* start Records provided *

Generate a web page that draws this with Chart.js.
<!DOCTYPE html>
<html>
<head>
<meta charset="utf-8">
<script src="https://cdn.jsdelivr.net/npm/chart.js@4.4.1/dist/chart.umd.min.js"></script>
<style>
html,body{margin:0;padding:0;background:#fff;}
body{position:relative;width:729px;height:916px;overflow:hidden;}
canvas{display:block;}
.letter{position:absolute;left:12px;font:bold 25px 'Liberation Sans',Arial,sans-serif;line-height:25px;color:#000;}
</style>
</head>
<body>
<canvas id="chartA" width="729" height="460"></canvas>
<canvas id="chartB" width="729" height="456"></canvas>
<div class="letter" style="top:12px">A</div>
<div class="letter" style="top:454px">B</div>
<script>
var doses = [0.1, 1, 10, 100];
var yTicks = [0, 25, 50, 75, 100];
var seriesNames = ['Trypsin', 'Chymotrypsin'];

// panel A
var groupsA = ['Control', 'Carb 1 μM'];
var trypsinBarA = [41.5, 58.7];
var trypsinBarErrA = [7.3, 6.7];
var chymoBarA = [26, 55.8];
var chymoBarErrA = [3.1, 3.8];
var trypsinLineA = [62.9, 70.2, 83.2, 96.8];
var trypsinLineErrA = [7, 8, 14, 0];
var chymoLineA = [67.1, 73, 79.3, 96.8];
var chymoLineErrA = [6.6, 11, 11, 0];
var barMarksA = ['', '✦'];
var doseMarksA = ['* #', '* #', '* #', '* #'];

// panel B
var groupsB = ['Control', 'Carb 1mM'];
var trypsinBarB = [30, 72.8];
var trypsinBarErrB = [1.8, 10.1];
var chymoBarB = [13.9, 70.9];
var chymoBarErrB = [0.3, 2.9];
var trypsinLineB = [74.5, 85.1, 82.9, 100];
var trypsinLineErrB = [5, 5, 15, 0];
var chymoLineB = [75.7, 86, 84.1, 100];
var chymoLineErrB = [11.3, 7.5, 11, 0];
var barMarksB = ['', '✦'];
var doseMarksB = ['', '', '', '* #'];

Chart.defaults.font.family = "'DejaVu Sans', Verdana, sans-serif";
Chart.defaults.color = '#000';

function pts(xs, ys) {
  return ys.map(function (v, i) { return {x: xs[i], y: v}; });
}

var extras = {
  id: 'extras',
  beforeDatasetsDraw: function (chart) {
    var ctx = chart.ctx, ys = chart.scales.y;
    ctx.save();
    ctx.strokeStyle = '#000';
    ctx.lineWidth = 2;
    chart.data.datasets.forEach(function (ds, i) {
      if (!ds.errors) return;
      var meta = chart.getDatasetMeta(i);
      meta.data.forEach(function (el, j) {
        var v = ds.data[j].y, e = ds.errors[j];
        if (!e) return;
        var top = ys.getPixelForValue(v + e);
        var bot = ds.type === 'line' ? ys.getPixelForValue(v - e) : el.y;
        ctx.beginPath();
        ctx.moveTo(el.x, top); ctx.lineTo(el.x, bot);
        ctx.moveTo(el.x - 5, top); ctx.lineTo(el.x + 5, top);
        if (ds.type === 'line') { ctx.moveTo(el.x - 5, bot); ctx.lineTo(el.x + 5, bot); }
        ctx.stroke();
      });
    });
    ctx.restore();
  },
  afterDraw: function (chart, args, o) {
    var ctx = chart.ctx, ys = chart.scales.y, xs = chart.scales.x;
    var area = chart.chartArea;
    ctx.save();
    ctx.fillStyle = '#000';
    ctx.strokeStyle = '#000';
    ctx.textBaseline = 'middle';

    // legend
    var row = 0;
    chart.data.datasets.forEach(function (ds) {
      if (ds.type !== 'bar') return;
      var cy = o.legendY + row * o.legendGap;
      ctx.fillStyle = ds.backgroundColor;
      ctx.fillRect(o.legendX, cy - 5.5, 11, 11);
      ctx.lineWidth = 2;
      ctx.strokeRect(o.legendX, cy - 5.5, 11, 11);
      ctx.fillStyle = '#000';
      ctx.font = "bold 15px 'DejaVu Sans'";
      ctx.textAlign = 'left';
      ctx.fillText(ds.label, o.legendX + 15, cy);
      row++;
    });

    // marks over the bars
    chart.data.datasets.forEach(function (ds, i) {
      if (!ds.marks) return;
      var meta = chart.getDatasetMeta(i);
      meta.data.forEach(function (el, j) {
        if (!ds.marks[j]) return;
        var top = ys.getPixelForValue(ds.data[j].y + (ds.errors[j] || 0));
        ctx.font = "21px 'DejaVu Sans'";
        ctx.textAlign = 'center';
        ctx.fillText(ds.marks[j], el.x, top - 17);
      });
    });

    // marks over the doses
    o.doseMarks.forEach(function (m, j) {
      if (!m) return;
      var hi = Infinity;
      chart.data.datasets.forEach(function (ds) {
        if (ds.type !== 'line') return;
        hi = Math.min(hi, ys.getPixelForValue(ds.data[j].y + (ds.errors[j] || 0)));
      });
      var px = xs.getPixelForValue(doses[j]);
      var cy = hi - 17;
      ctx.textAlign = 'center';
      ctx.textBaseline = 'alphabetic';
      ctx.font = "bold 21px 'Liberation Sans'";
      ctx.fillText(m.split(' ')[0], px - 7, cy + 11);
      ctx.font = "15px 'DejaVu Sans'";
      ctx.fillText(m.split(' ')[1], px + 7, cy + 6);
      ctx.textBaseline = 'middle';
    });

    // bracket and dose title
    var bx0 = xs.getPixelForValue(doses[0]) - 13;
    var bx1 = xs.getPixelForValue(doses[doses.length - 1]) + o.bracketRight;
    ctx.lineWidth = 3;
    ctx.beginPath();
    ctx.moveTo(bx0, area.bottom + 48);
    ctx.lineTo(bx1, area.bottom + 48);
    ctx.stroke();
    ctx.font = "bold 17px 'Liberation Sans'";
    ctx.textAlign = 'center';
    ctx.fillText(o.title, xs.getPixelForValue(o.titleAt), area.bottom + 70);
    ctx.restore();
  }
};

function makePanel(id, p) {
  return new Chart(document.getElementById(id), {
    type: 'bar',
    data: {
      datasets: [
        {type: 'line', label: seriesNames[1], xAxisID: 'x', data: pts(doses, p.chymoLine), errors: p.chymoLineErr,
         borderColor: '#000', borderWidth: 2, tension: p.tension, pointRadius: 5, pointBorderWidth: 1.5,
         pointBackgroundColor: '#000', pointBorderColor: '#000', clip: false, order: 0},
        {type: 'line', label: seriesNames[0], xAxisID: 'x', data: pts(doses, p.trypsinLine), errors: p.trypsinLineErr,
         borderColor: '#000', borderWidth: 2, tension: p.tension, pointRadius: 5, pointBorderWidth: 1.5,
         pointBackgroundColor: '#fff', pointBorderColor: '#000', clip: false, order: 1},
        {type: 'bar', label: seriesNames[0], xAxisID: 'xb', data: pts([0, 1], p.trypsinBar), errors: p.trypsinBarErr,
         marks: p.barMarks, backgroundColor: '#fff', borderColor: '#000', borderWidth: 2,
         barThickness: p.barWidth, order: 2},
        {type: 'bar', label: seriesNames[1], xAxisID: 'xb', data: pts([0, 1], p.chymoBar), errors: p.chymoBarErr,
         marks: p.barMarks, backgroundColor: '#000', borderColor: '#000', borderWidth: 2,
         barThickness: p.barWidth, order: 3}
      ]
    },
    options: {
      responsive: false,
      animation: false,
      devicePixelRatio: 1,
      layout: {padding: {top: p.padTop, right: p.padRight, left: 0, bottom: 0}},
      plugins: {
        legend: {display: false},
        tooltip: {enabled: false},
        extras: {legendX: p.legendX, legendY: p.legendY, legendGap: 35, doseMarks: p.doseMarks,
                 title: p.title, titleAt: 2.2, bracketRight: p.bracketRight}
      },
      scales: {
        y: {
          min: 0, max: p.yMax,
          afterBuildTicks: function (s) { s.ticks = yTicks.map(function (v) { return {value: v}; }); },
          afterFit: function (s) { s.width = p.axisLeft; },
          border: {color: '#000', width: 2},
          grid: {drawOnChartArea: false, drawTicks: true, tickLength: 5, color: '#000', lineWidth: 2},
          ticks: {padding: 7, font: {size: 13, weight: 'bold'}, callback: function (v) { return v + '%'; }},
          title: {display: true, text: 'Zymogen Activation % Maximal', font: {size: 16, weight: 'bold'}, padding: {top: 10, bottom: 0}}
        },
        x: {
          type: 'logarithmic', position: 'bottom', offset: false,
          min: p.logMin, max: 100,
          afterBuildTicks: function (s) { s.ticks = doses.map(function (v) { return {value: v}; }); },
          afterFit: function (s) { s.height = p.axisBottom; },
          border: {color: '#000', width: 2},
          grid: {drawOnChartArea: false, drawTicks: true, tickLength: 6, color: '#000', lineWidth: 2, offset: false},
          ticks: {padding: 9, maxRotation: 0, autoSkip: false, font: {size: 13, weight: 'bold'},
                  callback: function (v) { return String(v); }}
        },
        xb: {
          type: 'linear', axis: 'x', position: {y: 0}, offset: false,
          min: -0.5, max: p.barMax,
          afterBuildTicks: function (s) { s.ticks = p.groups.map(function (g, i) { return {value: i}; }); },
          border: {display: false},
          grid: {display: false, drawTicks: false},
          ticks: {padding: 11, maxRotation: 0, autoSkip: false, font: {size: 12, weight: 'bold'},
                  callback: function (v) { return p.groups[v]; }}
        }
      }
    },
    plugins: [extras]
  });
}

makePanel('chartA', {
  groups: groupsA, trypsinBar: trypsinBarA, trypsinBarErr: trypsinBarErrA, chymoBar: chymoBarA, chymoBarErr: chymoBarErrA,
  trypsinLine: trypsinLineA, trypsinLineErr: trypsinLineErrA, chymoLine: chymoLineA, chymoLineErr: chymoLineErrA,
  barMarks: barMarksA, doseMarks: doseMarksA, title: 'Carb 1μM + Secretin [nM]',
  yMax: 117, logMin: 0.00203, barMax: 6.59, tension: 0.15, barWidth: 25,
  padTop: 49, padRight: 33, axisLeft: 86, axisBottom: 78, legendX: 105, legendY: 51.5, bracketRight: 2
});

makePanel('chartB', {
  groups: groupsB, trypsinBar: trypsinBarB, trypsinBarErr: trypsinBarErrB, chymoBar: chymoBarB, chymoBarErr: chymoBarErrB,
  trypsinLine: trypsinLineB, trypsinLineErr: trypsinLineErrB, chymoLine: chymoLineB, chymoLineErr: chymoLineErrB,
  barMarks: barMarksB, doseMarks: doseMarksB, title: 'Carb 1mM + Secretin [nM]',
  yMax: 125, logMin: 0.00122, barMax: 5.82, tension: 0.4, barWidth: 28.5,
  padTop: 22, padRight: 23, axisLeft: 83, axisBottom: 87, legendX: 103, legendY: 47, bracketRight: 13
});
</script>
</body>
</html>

* end Records provided *
* start Records provided *

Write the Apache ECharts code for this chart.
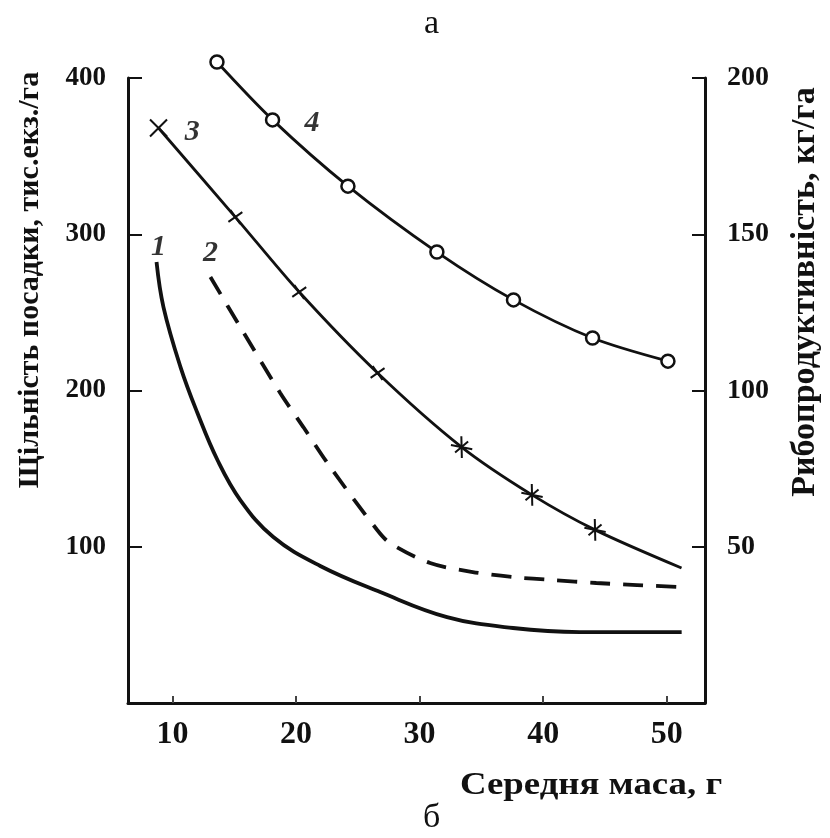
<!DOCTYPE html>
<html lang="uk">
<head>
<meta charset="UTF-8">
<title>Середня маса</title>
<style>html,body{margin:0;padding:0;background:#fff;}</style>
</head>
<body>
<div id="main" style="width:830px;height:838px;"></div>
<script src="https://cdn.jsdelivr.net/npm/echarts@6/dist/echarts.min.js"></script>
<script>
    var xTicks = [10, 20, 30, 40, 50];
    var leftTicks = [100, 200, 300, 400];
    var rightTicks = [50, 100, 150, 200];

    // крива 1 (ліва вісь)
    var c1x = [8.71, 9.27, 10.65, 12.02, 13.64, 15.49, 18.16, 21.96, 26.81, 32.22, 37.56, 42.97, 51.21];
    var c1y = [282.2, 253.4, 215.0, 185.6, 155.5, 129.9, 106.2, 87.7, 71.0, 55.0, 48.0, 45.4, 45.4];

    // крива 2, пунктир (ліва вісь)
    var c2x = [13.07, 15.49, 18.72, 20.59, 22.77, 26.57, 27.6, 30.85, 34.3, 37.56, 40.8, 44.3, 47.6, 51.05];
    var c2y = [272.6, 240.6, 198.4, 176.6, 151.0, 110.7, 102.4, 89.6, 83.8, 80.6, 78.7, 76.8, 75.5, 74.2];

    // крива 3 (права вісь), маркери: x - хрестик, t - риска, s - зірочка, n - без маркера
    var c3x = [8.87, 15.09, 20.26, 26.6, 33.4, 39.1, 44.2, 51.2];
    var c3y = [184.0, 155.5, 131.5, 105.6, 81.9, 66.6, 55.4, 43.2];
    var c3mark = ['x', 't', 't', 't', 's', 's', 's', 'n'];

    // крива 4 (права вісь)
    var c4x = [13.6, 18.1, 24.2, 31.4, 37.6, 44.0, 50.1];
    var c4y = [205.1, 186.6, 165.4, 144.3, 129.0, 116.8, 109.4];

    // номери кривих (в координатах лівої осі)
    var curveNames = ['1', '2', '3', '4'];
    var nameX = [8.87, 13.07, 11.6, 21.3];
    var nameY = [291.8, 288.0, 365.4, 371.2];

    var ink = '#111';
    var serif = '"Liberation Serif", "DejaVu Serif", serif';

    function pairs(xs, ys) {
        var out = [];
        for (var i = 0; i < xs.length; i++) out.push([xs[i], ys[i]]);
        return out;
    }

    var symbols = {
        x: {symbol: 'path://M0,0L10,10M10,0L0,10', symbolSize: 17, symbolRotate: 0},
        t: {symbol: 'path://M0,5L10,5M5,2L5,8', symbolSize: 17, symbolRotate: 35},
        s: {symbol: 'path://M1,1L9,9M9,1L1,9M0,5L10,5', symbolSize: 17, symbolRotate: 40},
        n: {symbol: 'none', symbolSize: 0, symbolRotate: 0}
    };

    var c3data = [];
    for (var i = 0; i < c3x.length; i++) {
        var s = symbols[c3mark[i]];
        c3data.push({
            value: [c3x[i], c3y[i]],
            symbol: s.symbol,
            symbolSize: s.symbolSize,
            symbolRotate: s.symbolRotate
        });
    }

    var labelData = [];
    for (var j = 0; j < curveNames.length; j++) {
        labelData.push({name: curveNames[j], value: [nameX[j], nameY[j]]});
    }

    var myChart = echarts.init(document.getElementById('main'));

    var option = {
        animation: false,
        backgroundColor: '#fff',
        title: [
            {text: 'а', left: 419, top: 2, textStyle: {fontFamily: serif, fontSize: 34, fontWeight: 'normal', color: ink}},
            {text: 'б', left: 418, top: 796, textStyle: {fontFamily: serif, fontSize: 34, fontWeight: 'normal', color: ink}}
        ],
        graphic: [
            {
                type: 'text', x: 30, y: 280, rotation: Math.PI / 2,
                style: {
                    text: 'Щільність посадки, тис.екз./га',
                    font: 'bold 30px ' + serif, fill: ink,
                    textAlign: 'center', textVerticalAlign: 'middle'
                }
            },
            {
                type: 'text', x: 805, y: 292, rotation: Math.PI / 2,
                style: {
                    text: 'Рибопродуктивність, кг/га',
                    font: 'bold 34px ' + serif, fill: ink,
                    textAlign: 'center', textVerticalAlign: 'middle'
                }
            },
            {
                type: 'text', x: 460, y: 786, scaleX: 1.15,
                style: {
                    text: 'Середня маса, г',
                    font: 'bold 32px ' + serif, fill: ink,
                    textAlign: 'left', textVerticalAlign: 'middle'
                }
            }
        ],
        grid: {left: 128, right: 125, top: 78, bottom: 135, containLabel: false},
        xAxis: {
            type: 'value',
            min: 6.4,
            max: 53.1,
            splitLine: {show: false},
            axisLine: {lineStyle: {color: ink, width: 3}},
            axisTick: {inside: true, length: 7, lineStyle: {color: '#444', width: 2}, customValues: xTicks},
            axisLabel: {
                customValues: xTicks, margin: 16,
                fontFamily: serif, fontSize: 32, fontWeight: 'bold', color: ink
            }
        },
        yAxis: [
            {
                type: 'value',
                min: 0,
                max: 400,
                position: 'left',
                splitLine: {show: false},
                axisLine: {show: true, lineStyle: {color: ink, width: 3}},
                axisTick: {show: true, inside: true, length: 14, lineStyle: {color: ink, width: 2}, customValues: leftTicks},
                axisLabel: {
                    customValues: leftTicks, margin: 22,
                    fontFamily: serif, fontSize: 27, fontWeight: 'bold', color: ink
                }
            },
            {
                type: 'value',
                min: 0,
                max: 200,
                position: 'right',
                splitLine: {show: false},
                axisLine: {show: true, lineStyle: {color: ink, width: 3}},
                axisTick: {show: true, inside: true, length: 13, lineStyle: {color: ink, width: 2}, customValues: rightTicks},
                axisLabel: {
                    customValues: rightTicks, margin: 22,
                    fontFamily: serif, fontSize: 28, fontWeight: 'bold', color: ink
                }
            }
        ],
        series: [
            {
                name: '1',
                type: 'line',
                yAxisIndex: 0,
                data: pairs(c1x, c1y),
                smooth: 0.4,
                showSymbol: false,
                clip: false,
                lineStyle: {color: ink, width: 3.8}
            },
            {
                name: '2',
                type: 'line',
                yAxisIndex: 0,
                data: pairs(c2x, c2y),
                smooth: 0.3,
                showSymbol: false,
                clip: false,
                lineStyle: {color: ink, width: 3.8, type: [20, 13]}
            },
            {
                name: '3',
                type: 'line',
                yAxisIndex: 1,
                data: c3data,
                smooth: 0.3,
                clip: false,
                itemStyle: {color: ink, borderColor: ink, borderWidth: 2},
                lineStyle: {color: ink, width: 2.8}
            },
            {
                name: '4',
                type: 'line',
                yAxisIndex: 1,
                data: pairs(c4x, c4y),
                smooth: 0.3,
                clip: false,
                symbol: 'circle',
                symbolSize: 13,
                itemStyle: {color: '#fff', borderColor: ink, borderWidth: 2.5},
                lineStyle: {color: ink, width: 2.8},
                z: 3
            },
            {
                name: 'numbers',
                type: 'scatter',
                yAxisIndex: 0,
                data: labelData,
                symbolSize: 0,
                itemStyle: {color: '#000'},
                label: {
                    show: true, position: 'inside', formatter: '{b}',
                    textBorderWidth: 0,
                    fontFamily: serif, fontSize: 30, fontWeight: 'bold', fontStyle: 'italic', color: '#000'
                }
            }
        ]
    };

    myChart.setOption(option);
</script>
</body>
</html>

* end Records provided *
* start Records provided *

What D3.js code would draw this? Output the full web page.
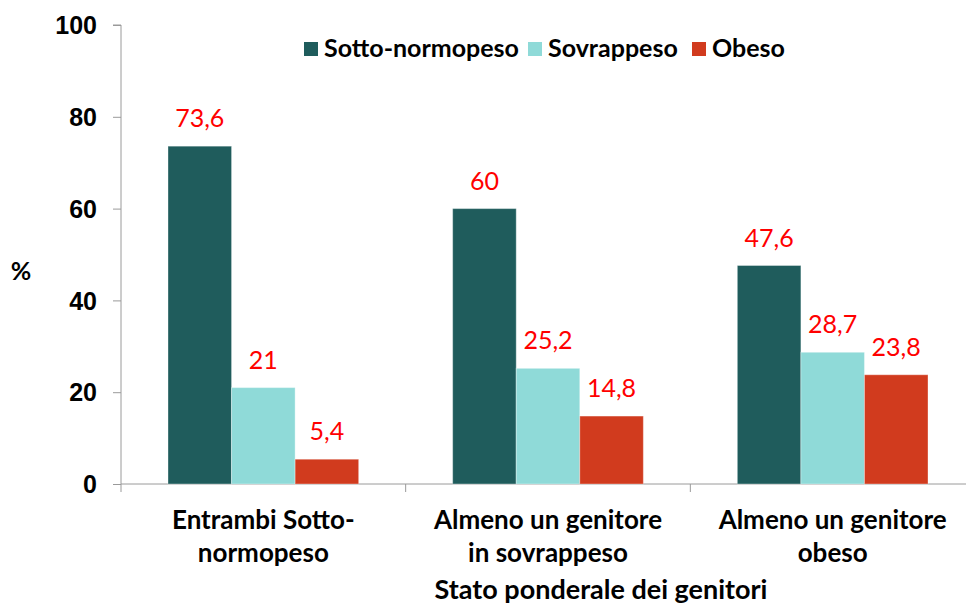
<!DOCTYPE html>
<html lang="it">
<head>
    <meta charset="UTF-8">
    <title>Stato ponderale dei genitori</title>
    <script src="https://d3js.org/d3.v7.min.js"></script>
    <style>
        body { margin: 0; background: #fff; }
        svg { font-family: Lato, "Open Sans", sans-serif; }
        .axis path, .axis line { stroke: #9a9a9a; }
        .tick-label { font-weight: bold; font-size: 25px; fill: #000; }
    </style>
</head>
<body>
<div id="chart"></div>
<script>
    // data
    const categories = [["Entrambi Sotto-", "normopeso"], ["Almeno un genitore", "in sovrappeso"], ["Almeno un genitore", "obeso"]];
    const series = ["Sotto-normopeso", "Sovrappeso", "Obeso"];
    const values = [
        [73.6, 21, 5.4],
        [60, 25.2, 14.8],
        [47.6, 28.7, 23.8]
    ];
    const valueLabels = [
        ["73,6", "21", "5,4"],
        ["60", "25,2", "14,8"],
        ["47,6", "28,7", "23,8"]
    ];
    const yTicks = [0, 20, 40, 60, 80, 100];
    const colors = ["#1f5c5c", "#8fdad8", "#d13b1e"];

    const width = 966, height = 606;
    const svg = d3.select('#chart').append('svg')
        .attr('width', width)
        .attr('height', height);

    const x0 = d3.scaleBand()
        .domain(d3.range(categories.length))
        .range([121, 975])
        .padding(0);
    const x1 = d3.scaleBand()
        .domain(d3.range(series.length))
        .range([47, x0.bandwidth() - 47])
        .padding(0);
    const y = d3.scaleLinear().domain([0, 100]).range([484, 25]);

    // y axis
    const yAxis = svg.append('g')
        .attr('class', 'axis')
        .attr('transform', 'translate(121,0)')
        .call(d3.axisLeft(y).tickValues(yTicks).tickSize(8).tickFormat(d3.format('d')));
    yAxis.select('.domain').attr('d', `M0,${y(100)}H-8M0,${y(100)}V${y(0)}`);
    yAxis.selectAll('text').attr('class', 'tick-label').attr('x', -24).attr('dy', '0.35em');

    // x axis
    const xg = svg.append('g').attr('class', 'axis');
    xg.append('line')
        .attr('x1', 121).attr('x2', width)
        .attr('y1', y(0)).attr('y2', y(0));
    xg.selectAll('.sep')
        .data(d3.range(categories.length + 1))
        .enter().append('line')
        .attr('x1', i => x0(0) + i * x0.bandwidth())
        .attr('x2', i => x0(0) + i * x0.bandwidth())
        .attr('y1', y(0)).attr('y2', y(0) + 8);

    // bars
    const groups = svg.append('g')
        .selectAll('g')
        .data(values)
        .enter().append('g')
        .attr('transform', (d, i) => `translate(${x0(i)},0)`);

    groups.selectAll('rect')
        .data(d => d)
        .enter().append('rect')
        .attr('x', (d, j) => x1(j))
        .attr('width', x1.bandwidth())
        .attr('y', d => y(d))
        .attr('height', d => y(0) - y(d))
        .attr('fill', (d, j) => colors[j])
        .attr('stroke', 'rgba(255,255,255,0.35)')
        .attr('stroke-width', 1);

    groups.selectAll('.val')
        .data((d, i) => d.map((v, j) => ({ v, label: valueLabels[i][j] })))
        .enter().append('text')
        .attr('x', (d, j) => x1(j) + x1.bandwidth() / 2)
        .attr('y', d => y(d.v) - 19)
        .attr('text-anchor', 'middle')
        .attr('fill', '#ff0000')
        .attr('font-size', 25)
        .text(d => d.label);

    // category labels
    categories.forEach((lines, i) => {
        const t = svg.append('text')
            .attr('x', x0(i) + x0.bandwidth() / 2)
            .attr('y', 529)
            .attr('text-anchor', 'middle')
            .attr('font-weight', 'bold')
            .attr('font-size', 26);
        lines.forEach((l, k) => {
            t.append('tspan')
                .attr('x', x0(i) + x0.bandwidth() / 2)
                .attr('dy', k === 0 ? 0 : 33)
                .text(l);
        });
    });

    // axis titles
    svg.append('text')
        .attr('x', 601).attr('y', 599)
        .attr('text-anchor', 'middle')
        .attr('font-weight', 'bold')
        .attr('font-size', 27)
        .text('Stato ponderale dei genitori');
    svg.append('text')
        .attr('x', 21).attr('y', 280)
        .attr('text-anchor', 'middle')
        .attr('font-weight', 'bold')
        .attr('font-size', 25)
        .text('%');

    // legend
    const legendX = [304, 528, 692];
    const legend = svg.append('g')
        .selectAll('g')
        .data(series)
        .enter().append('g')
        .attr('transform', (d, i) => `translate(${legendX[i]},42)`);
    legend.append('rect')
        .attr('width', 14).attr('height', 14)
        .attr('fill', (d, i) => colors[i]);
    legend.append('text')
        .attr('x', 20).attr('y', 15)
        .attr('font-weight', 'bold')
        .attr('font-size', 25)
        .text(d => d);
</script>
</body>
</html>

* end Records provided *

→ **Exercise instructions**: Take the stretch from the line containing "Write the Apache ECharts code for this chart." through the line containing "var nameY = [291.8, 288.0, 365.4, 371.2];" and reproduce it exactly, both ends included. Omit the pictures.

→ **Solution for this problem**:
Write the Apache ECharts code for this chart.
<!DOCTYPE html>
<html lang="uk">
<head>
<meta charset="UTF-8">
<title>Середня маса</title>
<style>html,body{margin:0;padding:0;background:#fff;}</style>
</head>
<body>
<div id="main" style="width:830px;height:838px;"></div>
<script src="https://cdn.jsdelivr.net/npm/echarts@6/dist/echarts.min.js"></script>
<script>
    var xTicks = [10, 20, 30, 40, 50];
    var leftTicks = [100, 200, 300, 400];
    var rightTicks = [50, 100, 150, 200];

    // крива 1 (ліва вісь)
    var c1x = [8.71, 9.27, 10.65, 12.02, 13.64, 15.49, 18.16, 21.96, 26.81, 32.22, 37.56, 42.97, 51.21];
    var c1y = [282.2, 253.4, 215.0, 185.6, 155.5, 129.9, 106.2, 87.7, 71.0, 55.0, 48.0, 45.4, 45.4];

    // крива 2, пунктир (ліва вісь)
    var c2x = [13.07, 15.49, 18.72, 20.59, 22.77, 26.57, 27.6, 30.85, 34.3, 37.56, 40.8, 44.3, 47.6, 51.05];
    var c2y = [272.6, 240.6, 198.4, 176.6, 151.0, 110.7, 102.4, 89.6, 83.8, 80.6, 78.7, 76.8, 75.5, 74.2];

    // крива 3 (права вісь), маркери: x - хрестик, t - риска, s - зірочка, n - без маркера
    var c3x = [8.87, 15.09, 20.26, 26.6, 33.4, 39.1, 44.2, 51.2];
    var c3y = [184.0, 155.5, 131.5, 105.6, 81.9, 66.6, 55.4, 43.2];
    var c3mark = ['x', 't', 't', 't', 's', 's', 's', 'n'];

    // крива 4 (права вісь)
    var c4x = [13.6, 18.1, 24.2, 31.4, 37.6, 44.0, 50.1];
    var c4y = [205.1, 186.6, 165.4, 144.3, 129.0, 116.8, 109.4];

    // номери кривих (в координатах лівої осі)
    var curveNames = ['1', '2', '3', '4'];
    var nameX = [8.87, 13.07, 11.6, 21.3];
    var nameY = [291.8, 288.0, 365.4, 371.2];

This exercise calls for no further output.